As a player agent, I am keenly aware of how little my minor-league clients earn in terms of annual salary—which always comes as a surprise to anyone with whom I talk who is unfamiliar with how the baseball machine operates.   For this reason, there is no question that the Senne case has the potential to be a paradigm-shifting event within professional baseball.    However, one aspect of the case is, in my opinion, underreported—which is understandable given that the case remains at a relatively infant stage.   This significant, potentially outcome-determinative aspect of the case is the so-called “seasonal amusement or recreational establishment” exemption from minimum wage and overtime compensation.  This exemption is a defense Major League Baseball is certain to raise in resisting the players’ collective effort to change the status quo—and it has already hinted, in Court documents, that the defense is applicable in the Senne case.  

Under the “seasonal amusement or recreational establishment” exemption, once the League and the major league clubs demonstrate that professional baseball organizations are indeed amusement or recreational establishments [a given], the League and individual clubs must also demonstrate the following to take advantage of the exemption from federal minimum wage and overtime requirements: (1) the clubs’ revenue-generating operations do not operate for more than seven months in any calendar year; OR (2) during the preceding calendar year, average receipts for any six months of such year were not more than 33% of average receipts for the other six months of such year [this has been interpreted to mean that clubs must compare the average of the six lowest receipt-generating months to the average of the six highest receipt-generating months for purposes the “receipts” test].   

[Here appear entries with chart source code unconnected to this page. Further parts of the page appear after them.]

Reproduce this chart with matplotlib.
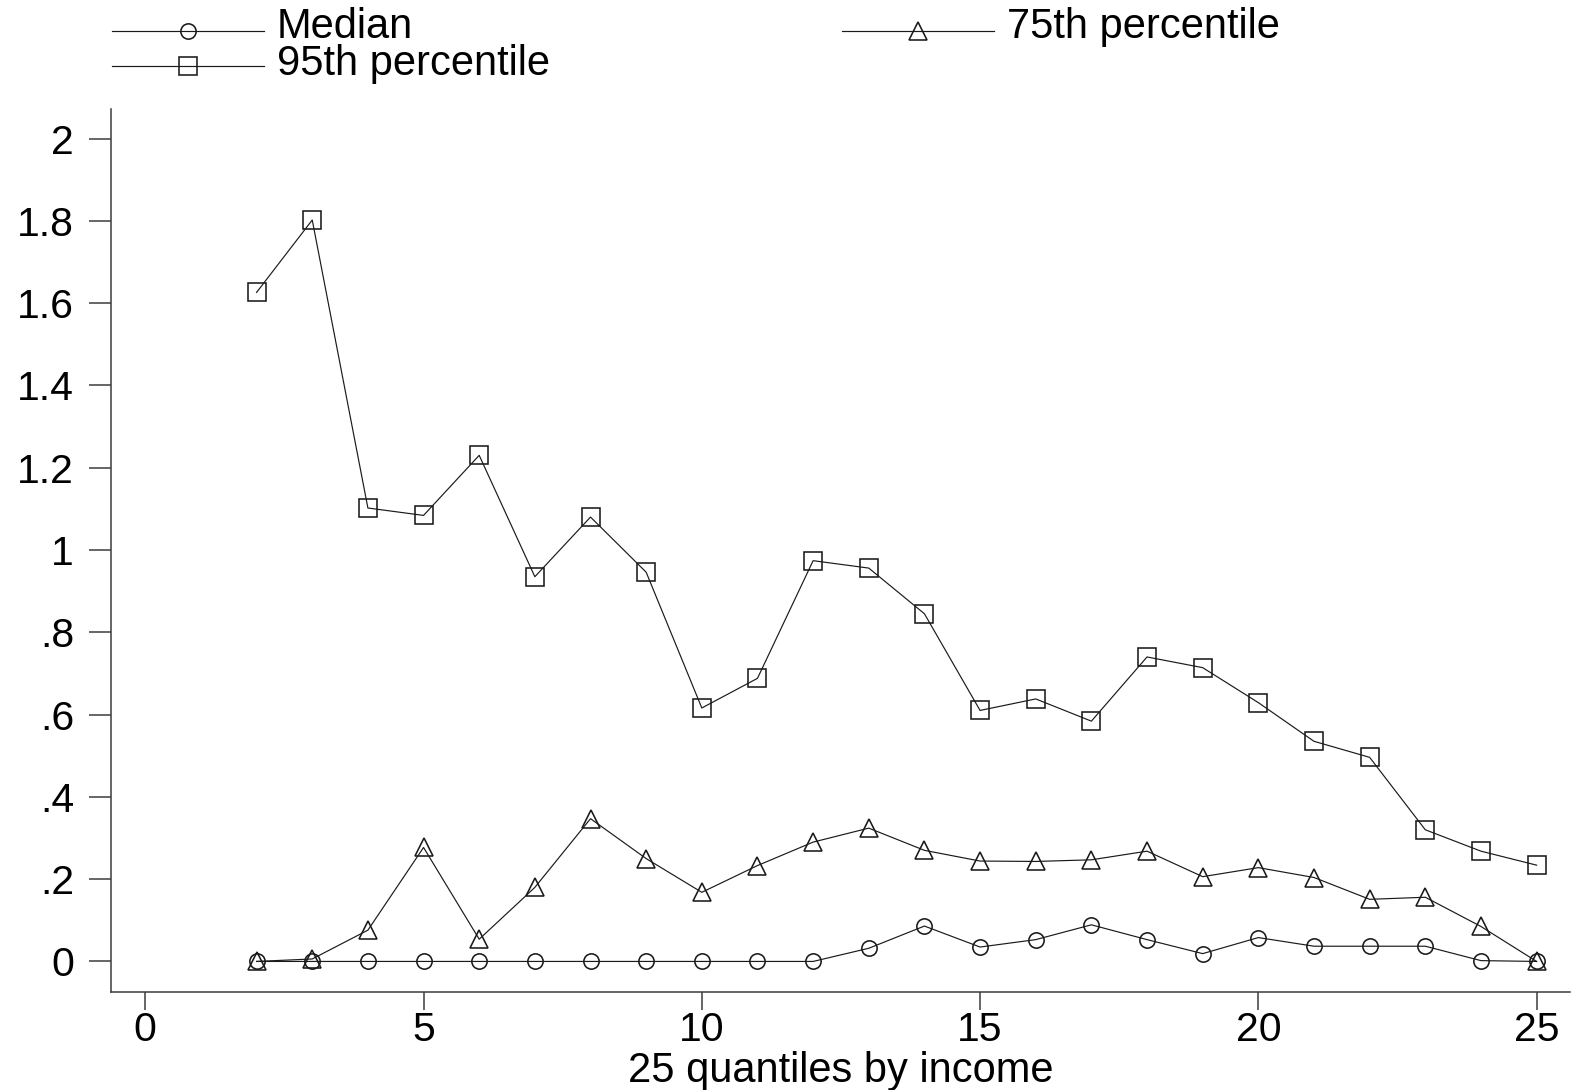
import numpy as np
import matplotlib
matplotlib.use("Agg")
import matplotlib.pyplot as plt
from matplotlib.lines import Line2D

plt.rcParams['font.family'] = ['Liberation Sans', 'DejaVu Sans']

# data
quantile = [2, 3, 4, 5, 6, 7, 8, 9, 10, 11, 12, 13, 14,
            15, 16, 17, 18, 19, 20, 21, 22, 23, 24, 25]
median = [0, 0, 0, 0, 0, 0, 0, 0, 0, 0, 0, 0.032, 0.086,
          0.035, 0.053, 0.089, 0.053, 0.019, 0.058, 0.037, 0.037, 0.037, 0.002, 0]
p75 = [0, 0.006, 0.076, 0.277, 0.054, 0.180, 0.347, 0.250, 0.168, 0.233, 0.290, 0.324, 0.270,
       0.244, 0.243, 0.247, 0.268, 0.206, 0.228, 0.204, 0.151, 0.156, 0.085, 0]
p95 = [1.626, 1.802, 1.102, 1.084, 1.230, 0.935, 1.080, 0.946, 0.616, 0.688, 0.974, 0.956, 0.845,
       0.610, 0.638, 0.584, 0.740, 0.714, 0.629, 0.535, 0.496, 0.320, 0.268, 0.234]

yticks = [0, 0.2, 0.4, 0.6, 0.8, 1, 1.2, 1.4, 1.6, 1.8, 2]
ytick_labels = ['0', '.2', '.4', '.6', '.8', '1', '1.2', '1.4', '1.6', '1.8', '2']
xticks = [0, 5, 10, 15, 20, 25]

ink = '#1a1a1a'
spine_col = '#3c3c3c'
fs_tick = 29.5
fs_text = 30

W, H = 1579, 1090
fig = plt.figure(figsize=(W/100, H/100), dpi=100)
ax = fig.add_axes([111/W, 1 - 992.3/H, (1570 - 111)/W, (992.3 - 109.3)/H])

common = dict(color=ink, lw=0.85, markerfacecolor='none', markeredgecolor=ink, mew=1.15)
ax.plot(quantile, median, marker='o', ms=11, **common)
ax.plot(quantile, p75, marker='^', ms=13, **common)
ax.plot(quantile, p95, marker='s', ms=13, **common)

ax.set_xlim(-0.616, 25.6)
ax.set_ylim(-0.075, 2.071)
ax.set_xticks(xticks)
ax.set_xticklabels([str(t) for t in xticks])
ax.set_yticks(yticks)
ax.set_yticklabels(ytick_labels)

for s in ['top', 'right']:
    ax.spines[s].set_visible(False)
for s in ['left', 'bottom']:
    ax.spines[s].set_color(spine_col)
    ax.spines[s].set_linewidth(1.1)

ax.tick_params(axis='y', length=15.6, width=1.1, color=spine_col, pad=11, labelsize=fs_tick)
ax.tick_params(axis='x', length=12.7, width=1.1, color=spine_col, pad=1, labelsize=fs_tick)
ax.set_xlabel('25 quantiles by income', fontsize=fs_text, labelpad=1)

# legend drawn by hand (Stata layout: key line, marker in middle, label to the right)
def add_entry(label, marker, ms, x0, yline, ybase):
    x1 = x0 + 152
    fig.add_artist(Line2D([x0/W, x1/W], [1 - yline/H, 1 - yline/H],
                          transform=fig.transFigure, color=ink, lw=0.85))
    fig.add_artist(Line2D([(x0 + x1)/2/W], [1 - yline/H], transform=fig.transFigure,
                          marker=marker, ms=ms, ls='none', markerfacecolor='none',
                          markeredgecolor=ink, mew=1.15))
    fig.text((x1 + 13)/W, 1 - ybase/H, label, fontsize=fs_text, va='baseline', ha='left')

add_entry('Median', 'o', 11, 112, 30.7, 38.3)
add_entry('95th percentile', 's', 13, 112, 66, 74.5)
add_entry('75th percentile', '^', 13, 842, 30.7, 38.3)

fig.savefig('out.png', dpi=100)
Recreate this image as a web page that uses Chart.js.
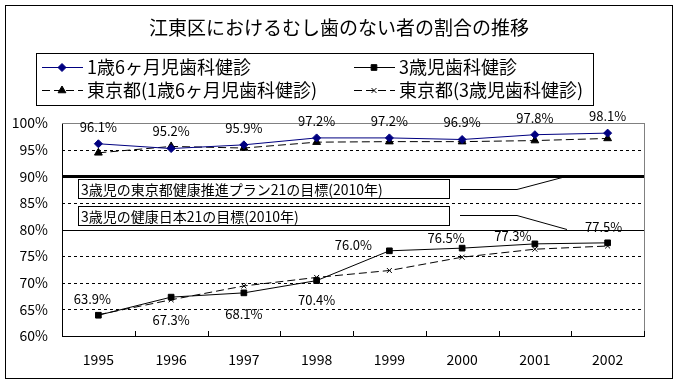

This exemption is not untested in the context of professional baseball.  For example, legal claims for minimum wage and overtime relief have been advanced by groundskeepers, maintenance and cleaning employees, and batboys.  These lawsuits have had mixed success.  However, in the seminal case in my opinion, the Cincinnati Reds did not successfully invoke the exemption because the Court concluded that the club’s revenue-generating operation was a year-round operation [significantly, during the offseason, the club retained more than an insignificant number of workers—suggesting the club was not a truly seasonal business] and could not meet the “receipts test,” because average receipts for the leanest six months did not amount to more than 33% of the average receipts for the most lucrative six months.   However, in another similar lawsuit—one involving the Detroit Tigers—the club was able to satisfy the “receipts” test and take advantage of the exemption.  Due to the highly fact-drive nature of the “seasonal amusement or recreational establishment” exemption, the Senne case is not likely to produce an all-or-nothing, one-size-fits-all outcome.   Given the inconsistency in how the courts have applied the exemption, it will be interesting to monitor this case.  A victory for the players is welcomed—but many within professional baseball have posited portentous predictions if the players prevail, including minor-league contraction and a reduction in the number of players drafted each year in the Rule 4 Draft.

Stay tuned for more.  This case has reinvigorated the players’ rights movement—some have suggested the case, notwithstanding the ultimate outcome, may be the impetus for the formation of a minor-league players’ union.   The Senne case also raises state-based companion claims based on a handful of state-specific laws.  However, because these laws are not applicable to all class members, I decided not to address those aspects of the case in this blog post.